Inoltre, al di là delle garanzie fornite su base internazionale, è più che probabile che tutti i principali flussi di aiuto allo sviluppo, sia pubblici che del settore no-profit, subiscano un rallentamento quando non significative riduzioni.
In termini concreti, il FMI ha previsto per il 2009 una riduzione significativa, anche superiore ai 3 punti percentuali dei tassi di crescita di molti paesi in via di sviluppo, sia tra quelli più forti che tra quelli più deboli. Una diminuzione dell’1,5 della crescita in Africa, che è il minimo già assodato, è pari oggi a due volte tutto l’aiuto pubblico mondiale esistente.
Il mondo in via di sviluppo si trova dunque a dover subire le conseguenze di questa crisi, in aggiunta a tre altre crisi globali gravissime: quella alimentare (dimenticata per oltre vent’anni) quella energetica e quella climatica. Ciascuna di queste tre è di per sé detonatore (a breve o medio termine) di conseguenze devastanti per molte economie fragili e soprattutto per i paesi più poveri.

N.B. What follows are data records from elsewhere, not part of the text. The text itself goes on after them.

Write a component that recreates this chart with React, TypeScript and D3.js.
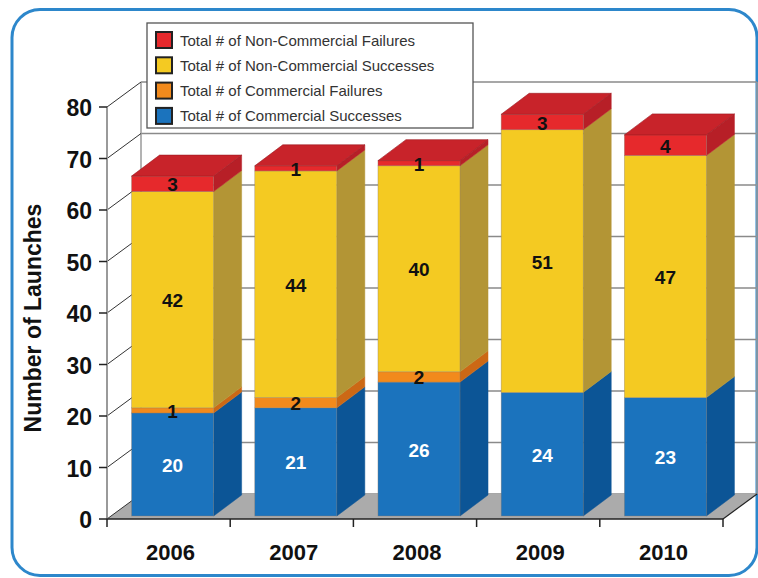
import React from "react";
import * as d3 from "d3";

const years = ["2006", "2007", "2008", "2009", "2010"];
const commercialSuccesses = [20, 21, 26, 24, 23];
const commercialFailures = [1, 2, 2, 0, 0];
const nonCommercialSuccesses = [42, 44, 40, 51, 47];
const nonCommercialFailures = [3, 1, 1, 3, 4];
const yTicks = [0, 10, 20, 30, 40, 50, 60, 70, 80];

const seriesNames = [
  "Total # of Commercial Successes",
  "Total # of Commercial Failures",
  "Total # of Non-Commercial Successes",
  "Total # of Non-Commercial Failures",
];
const seriesValues = [commercialSuccesses, commercialFailures, nonCommercialSuccesses, nonCommercialFailures];
const frontColors = ["#1b73bd", "#f28a1c", "#f4ca22", "#e6292c"];
const sideColors = ["#0c5596", "#cc6815", "#b39535", "#b71f27"];
const topColors = ["#2a82c8", "#f5a04a", "#f7d84e", "#c8232a"];
const labelColors = ["#ffffff", "#111111", "#111111", "#111111"];

const W = 758;
const H = 578;
const FONT = "'Liberation Sans', Arial, Helvetica, sans-serif";

export default function App() {
  const x0 = 107;
  const x1 = 723;
  const wallDX = 34;
  const wallDY = 25;
  const barOffX = 4;
  const barOffY = 3;
  const barDX = 28;
  const barDY = 21;

  const y = d3.scaleLinear().domain([0, 80]).range([519, 107]);
  const x = d3.scaleBand().domain(years).range([x0, x1]).paddingInner(0.334).paddingOuter(0.167);
  const step = x.step();

  const stackData = years.map((yr, i) => {
    const o: any = { year: yr };
    seriesValues.forEach((s, k) => (o["s" + k] = s[i]));
    return o;
  });
  const stack = d3.stack().keys(seriesValues.map((_, k) => "s" + k));
  const stacked = stack(stackData as any);

  const pts = (arr: number[][]) => arr.map((p) => p.join(",")).join(" ");

  const legendOrder = [3, 2, 1, 0];

  return (
    <svg width={W} height={H} style={{ display: "block", position: "absolute", left: 0, top: 0 }} fontFamily={FONT}>
      <rect x={0} y={0} width={W} height={H} fill="#ffffff" />
      <rect x={12} y={9.5} width={745} height={566} rx={28} ry={28} fill="#ffffff" stroke="#2d87cb" strokeWidth={3} />

      {/* back wall gridlines */}
      {yTicks.map((t) => (
        <line key={"g" + t} x1={x0 + wallDX} x2={x1 + wallDX} y1={y(t) - wallDY} y2={y(t) - wallDY} stroke="#8a8a8a" strokeWidth={1.5} />
      ))}
      <line x1={x0 + wallDX} x2={x0 + wallDX} y1={y(80) - wallDY} y2={y(0) - wallDY} stroke="#9a9a9a" strokeWidth={1.5} />
      <line x1={x1 + wallDX} x2={x1 + wallDX} y1={y(80) - wallDY} y2={y(0) - wallDY} stroke="#9a9a9a" strokeWidth={1.5} />

      {/* floor */}
      <polygon
        points={pts([
          [x0, y(0)],
          [x0 + wallDX, y(0) - wallDY],
          [x1 + wallDX, y(0) - wallDY],
          [x1, y(0)],
        ])}
        fill="#ababab"
      />
      <line x1={x1} y1={y(0)} x2={x1 + wallDX} y2={y(0) - wallDY} stroke="#222" strokeWidth={1.2} />

      {/* left wall diagonals */}
      {yTicks.map((t) => (
        <line key={"d" + t} x1={x0} y1={y(t)} x2={x0 + wallDX} y2={y(t) - wallDY} stroke="#333" strokeWidth={1} />
      ))}

      {/* y axis */}
      <line x1={x0} x2={x0} y1={y(80)} y2={y(0)} stroke="#9a9a9a" strokeWidth={2} />
      {yTicks.map((t) => (
        <g key={"t" + t}>
          <line x1={x0 - 8} x2={x0} y1={y(t)} y2={y(t)} stroke="#222" strokeWidth={1.5} />
          <text x={x0 - 15} y={y(t) + 1} textAnchor="end" dominantBaseline="central" fontSize={23} fontWeight="bold" fill="#111">
            {t}
          </text>
        </g>
      ))}

      {/* x axis */}
      <line x1={x0} x2={x1} y1={y(0)} y2={y(0)} stroke="#222" strokeWidth={1.5} />
      {d3.range(years.length + 1).map((i) => (
        <line key={"xt" + i} x1={x0 + i * step} x2={x0 + i * step} y1={y(0)} y2={y(0) + 8} stroke="#222" strokeWidth={1.5} />
      ))}
      {years.map((yr) => (
        <text key={"yl" + yr} x={(x(yr) as number) + x.bandwidth() / 2 + 2} y={560} textAnchor="middle" fontSize={22} fontWeight="bold" fill="#111">
          {yr}
        </text>
      ))}

      {/* bars */}
      {years.map((yr, i) => {
        const xl = (x(yr) as number) + barOffX;
        const xr = xl + x.bandwidth();
        const segs = stacked
          .map((s, k) => ({ k, lo: s[i][0], hi: s[i][1] }))
          .filter((s) => s.hi > s.lo);
        const top = segs[segs.length - 1];
        return (
          <g key={"b" + yr}>
            {segs.map((s) => {
              const yb = y(s.lo) - barOffY;
              const yt = y(s.hi) - barOffY;
              return (
                <g key={"s" + s.k}>
                  <polygon
                    points={pts([
                      [xr, yt],
                      [xr + barDX, yt - barDY],
                      [xr + barDX, yb - barDY],
                      [xr, yb],
                    ])}
                    fill={sideColors[s.k]}
                    stroke={sideColors[s.k]}
                    strokeWidth={0.5}
                  />
                  <rect x={xl} y={yt} width={xr - xl} height={yb - yt} fill={frontColors[s.k]} stroke="#8a7a6a" strokeWidth={0.6} strokeOpacity={0.6} />
                </g>
              );
            })}
            {top && (
              <polygon
                points={pts([
                  [xl, y(top.hi) - barOffY],
                  [xl + barDX, y(top.hi) - barOffY - barDY],
                  [xr + barDX, y(top.hi) - barOffY - barDY],
                  [xr, y(top.hi) - barOffY],
                ])}
                fill={topColors[top.k]}
                stroke="#9a1a20"
                strokeWidth={0.6}
              />
            )}
            {segs.map((s) => (
              <text
                key={"l" + s.k}
                x={(xl + xr) / 2}
                y={(y(s.lo) + y(s.hi)) / 2 - barOffY + 1}
                textAnchor="middle"
                dominantBaseline="central"
                fontSize={19}
                fontWeight="bold"
                fill={labelColors[s.k]}
              >
                {seriesValues[s.k][i]}
              </text>
            ))}
          </g>
        );
      })}

      {/* axis title */}
      <text transform="translate(33,318) rotate(-90)" textAnchor="middle" dominantBaseline="central" fontSize={23} fontWeight="bold" fill="#111">
        Number of Launches
      </text>

      {/* legend */}
      <rect x={147} y={23} width={326} height={105} fill="#ffffff" stroke="#555" strokeWidth={1.3} />
      {legendOrder.map((k, j) => {
        const cy = 40 + j * 25.3;
        return (
          <g key={"lg" + k}>
            <rect x={156} y={cy - 8} width={16} height={16} fill={frontColors[k]} stroke="#222" strokeWidth={2} />
            <text x={180} y={cy} dominantBaseline="central" fontSize={15} fill="#333">
              {seriesNames[k]}
            </text>
          </g>
        );
      })}
    </svg>
  );
}
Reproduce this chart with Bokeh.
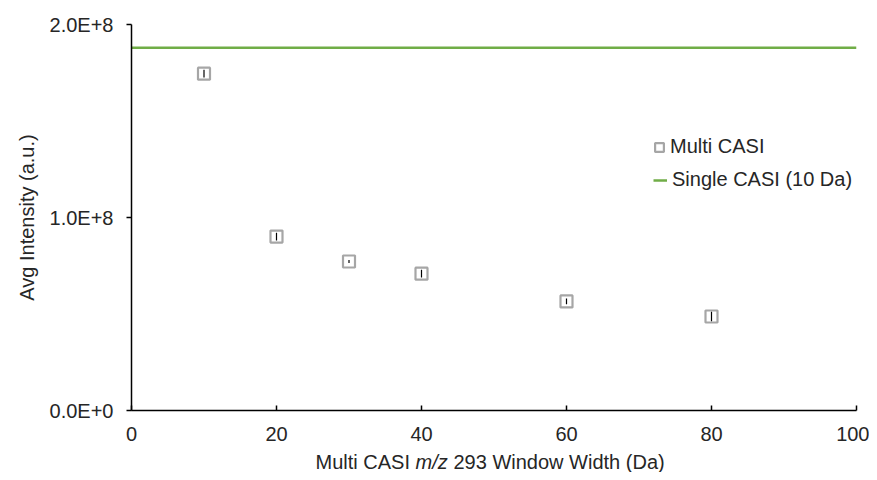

Come dimenticare che con una spesa di circa 300 miliardi di dollari all’anno, vale a dire un terzo dell’attuale spesa militare globale, si potrebbe sradicare la povertà dal mondo. Che tale cifra è meno della metà di quanto stanziato dal governo Usa per far fronte alla crisi finanziara ed è probabilmente assai meno di quanto complessivamente già messo in campo dai diversi paesi dell’Unione europea per salvare e garantire il mercato bancario, assicurativo e finanziario continentale e sostenere alcuni settori industriali più sensibili.
Dice un antico proverbio africano: “se mangia il topolino, anche l’elefante non muore di fame”. Forse in questo adagio può stare la riscoperta da parte dell’Europa di una antica missione, facendo del suo partenariato strategico con l’Africa la grande scommessa di una nuova stagione di crescita e prosperità per tutti.